— Start —

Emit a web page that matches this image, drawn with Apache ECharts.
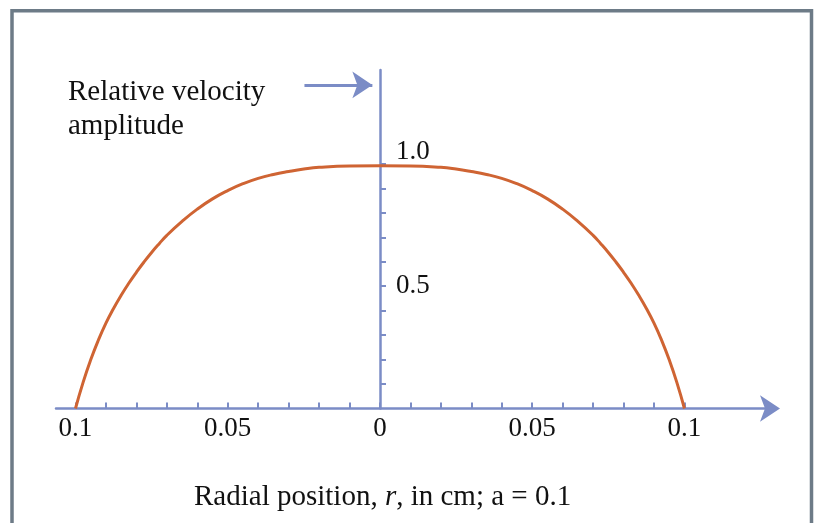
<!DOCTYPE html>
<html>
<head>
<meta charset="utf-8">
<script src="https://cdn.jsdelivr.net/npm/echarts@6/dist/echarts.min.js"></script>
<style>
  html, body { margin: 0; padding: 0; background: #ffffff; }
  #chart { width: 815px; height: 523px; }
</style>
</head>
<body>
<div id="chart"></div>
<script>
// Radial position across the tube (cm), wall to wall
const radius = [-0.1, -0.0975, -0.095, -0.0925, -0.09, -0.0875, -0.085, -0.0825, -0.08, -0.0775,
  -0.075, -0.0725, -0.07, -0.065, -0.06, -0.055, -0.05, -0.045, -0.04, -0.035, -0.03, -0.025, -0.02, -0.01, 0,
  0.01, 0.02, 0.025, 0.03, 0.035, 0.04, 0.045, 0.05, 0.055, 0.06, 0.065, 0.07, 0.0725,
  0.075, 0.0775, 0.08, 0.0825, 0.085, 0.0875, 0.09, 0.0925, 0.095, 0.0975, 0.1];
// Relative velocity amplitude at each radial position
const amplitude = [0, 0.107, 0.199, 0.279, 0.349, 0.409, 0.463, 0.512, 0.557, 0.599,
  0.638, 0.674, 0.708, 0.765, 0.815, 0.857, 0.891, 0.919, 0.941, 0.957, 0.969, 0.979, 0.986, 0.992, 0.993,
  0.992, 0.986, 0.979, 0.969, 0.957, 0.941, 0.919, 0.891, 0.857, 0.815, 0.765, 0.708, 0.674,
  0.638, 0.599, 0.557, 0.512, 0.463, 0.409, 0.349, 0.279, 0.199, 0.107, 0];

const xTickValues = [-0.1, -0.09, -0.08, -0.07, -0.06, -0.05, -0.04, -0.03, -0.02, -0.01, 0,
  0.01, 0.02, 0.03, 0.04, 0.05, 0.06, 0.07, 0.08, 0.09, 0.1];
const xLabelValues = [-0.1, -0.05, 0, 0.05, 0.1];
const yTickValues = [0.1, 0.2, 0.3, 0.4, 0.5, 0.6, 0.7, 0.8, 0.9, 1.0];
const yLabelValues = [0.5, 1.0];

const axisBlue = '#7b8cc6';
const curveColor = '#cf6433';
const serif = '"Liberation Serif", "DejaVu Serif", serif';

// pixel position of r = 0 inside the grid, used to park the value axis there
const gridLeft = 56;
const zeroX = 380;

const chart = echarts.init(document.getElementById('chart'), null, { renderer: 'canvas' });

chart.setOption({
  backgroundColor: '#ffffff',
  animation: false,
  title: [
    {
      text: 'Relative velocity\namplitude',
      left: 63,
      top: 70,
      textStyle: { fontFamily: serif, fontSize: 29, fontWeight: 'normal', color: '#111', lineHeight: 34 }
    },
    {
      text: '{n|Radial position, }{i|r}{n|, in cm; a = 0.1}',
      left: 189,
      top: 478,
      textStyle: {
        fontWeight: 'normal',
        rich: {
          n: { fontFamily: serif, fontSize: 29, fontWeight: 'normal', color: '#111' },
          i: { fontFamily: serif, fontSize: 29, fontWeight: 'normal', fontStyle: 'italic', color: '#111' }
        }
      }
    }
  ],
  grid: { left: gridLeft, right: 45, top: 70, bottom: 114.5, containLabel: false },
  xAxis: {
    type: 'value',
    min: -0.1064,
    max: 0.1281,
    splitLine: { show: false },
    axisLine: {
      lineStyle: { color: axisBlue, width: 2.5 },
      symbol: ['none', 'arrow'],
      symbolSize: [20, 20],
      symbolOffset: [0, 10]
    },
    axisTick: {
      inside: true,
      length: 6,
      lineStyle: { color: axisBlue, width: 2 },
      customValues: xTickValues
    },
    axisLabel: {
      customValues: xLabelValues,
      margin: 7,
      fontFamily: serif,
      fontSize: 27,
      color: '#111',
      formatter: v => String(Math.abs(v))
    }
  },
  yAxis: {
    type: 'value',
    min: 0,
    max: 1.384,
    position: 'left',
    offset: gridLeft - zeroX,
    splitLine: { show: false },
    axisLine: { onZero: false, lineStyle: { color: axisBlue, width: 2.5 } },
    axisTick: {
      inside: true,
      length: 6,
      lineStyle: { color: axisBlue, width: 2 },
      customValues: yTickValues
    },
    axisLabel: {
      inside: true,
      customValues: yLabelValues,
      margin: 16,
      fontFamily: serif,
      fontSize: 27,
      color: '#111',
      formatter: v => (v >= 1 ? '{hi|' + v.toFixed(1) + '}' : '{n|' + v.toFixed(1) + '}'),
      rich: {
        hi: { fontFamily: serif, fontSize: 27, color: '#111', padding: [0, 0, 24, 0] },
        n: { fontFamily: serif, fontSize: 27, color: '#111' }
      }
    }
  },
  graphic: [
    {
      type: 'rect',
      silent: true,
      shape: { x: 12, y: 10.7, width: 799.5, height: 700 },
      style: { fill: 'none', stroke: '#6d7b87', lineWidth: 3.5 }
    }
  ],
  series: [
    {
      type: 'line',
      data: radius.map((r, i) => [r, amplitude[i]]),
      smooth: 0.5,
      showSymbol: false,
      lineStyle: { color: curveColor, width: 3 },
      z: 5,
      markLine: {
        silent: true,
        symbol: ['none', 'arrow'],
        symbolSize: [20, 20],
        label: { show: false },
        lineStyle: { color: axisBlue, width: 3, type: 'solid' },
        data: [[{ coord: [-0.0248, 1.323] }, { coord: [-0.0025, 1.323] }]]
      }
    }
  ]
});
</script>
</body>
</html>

— End —

OBJECTIVE —
Output the data above without changes, apart from leaving out the pictures.

RESULT BELOW —
Emit a web page that matches this image, drawn with Apache ECharts.
<!DOCTYPE html>
<html>
<head>
<meta charset="utf-8">
<script src="https://cdn.jsdelivr.net/npm/echarts@6/dist/echarts.min.js"></script>
<style>
  html, body { margin: 0; padding: 0; background: #ffffff; }
  #chart { width: 815px; height: 523px; }
</style>
</head>
<body>
<div id="chart"></div>
<script>
// Radial position across the tube (cm), wall to wall
const radius = [-0.1, -0.0975, -0.095, -0.0925, -0.09, -0.0875, -0.085, -0.0825, -0.08, -0.0775,
  -0.075, -0.0725, -0.07, -0.065, -0.06, -0.055, -0.05, -0.045, -0.04, -0.035, -0.03, -0.025, -0.02, -0.01, 0,
  0.01, 0.02, 0.025, 0.03, 0.035, 0.04, 0.045, 0.05, 0.055, 0.06, 0.065, 0.07, 0.0725,
  0.075, 0.0775, 0.08, 0.0825, 0.085, 0.0875, 0.09, 0.0925, 0.095, 0.0975, 0.1];
// Relative velocity amplitude at each radial position
const amplitude = [0, 0.107, 0.199, 0.279, 0.349, 0.409, 0.463, 0.512, 0.557, 0.599,
  0.638, 0.674, 0.708, 0.765, 0.815, 0.857, 0.891, 0.919, 0.941, 0.957, 0.969, 0.979, 0.986, 0.992, 0.993,
  0.992, 0.986, 0.979, 0.969, 0.957, 0.941, 0.919, 0.891, 0.857, 0.815, 0.765, 0.708, 0.674,
  0.638, 0.599, 0.557, 0.512, 0.463, 0.409, 0.349, 0.279, 0.199, 0.107, 0];

const xTickValues = [-0.1, -0.09, -0.08, -0.07, -0.06, -0.05, -0.04, -0.03, -0.02, -0.01, 0,
  0.01, 0.02, 0.03, 0.04, 0.05, 0.06, 0.07, 0.08, 0.09, 0.1];
const xLabelValues = [-0.1, -0.05, 0, 0.05, 0.1];
const yTickValues = [0.1, 0.2, 0.3, 0.4, 0.5, 0.6, 0.7, 0.8, 0.9, 1.0];
const yLabelValues = [0.5, 1.0];

const axisBlue = '#7b8cc6';
const curveColor = '#cf6433';
const serif = '"Liberation Serif", "DejaVu Serif", serif';

// pixel position of r = 0 inside the grid, used to park the value axis there
const gridLeft = 56;
const zeroX = 380;

const chart = echarts.init(document.getElementById('chart'), null, { renderer: 'canvas' });

chart.setOption({
  backgroundColor: '#ffffff',
  animation: false,
  title: [
    {
      text: 'Relative velocity\namplitude',
      left: 63,
      top: 70,
      textStyle: { fontFamily: serif, fontSize: 29, fontWeight: 'normal', color: '#111', lineHeight: 34 }
    },
    {
      text: '{n|Radial position, }{i|r}{n|, in cm; a = 0.1}',
      left: 189,
      top: 478,
      textStyle: {
        fontWeight: 'normal',
        rich: {
          n: { fontFamily: serif, fontSize: 29, fontWeight: 'normal', color: '#111' },
          i: { fontFamily: serif, fontSize: 29, fontWeight: 'normal', fontStyle: 'italic', color: '#111' }
        }
      }
    }
  ],
  grid: { left: gridLeft, right: 45, top: 70, bottom: 114.5, containLabel: false },
  xAxis: {
    type: 'value',
    min: -0.1064,
    max: 0.1281,
    splitLine: { show: false },
    axisLine: {
      lineStyle: { color: axisBlue, width: 2.5 },
      symbol: ['none', 'arrow'],
      symbolSize: [20, 20],
      symbolOffset: [0, 10]
    },
    axisTick: {
      inside: true,
      length: 6,
      lineStyle: { color: axisBlue, width: 2 },
      customValues: xTickValues
    },
    axisLabel: {
      customValues: xLabelValues,
      margin: 7,
      fontFamily: serif,
      fontSize: 27,
      color: '#111',
      formatter: v => String(Math.abs(v))
    }
  },
  yAxis: {
    type: 'value',
    min: 0,
    max: 1.384,
    position: 'left',
    offset: gridLeft - zeroX,
    splitLine: { show: false },
    axisLine: { onZero: false, lineStyle: { color: axisBlue, width: 2.5 } },
    axisTick: {
      inside: true,
      length: 6,
      lineStyle: { color: axisBlue, width: 2 },
      customValues: yTickValues
    },
    axisLabel: {
      inside: true,
      customValues: yLabelValues,
      margin: 16,
      fontFamily: serif,
      fontSize: 27,
      color: '#111',
      formatter: v => (v >= 1 ? '{hi|' + v.toFixed(1) + '}' : '{n|' + v.toFixed(1) + '}'),
      rich: {
        hi: { fontFamily: serif, fontSize: 27, color: '#111', padding: [0, 0, 24, 0] },
        n: { fontFamily: serif, fontSize: 27, color: '#111' }
      }
    }
  },
  graphic: [
    {
      type: 'rect',
      silent: true,
      shape: { x: 12, y: 10.7, width: 799.5, height: 700 },
      style: { fill: 'none', stroke: '#6d7b87', lineWidth: 3.5 }
    }
  ],
  series: [
    {
      type: 'line',
      data: radius.map((r, i) => [r, amplitude[i]]),
      smooth: 0.5,
      showSymbol: false,
      lineStyle: { color: curveColor, width: 3 },
      z: 5,
      markLine: {
        silent: true,
        symbol: ['none', 'arrow'],
        symbolSize: [20, 20],
        label: { show: false },
        lineStyle: { color: axisBlue, width: 3, type: 'solid' },
        data: [[{ coord: [-0.0248, 1.323] }, { coord: [-0.0025, 1.323] }]]
      }
    }
  ]
});
</script>
</body>
</html>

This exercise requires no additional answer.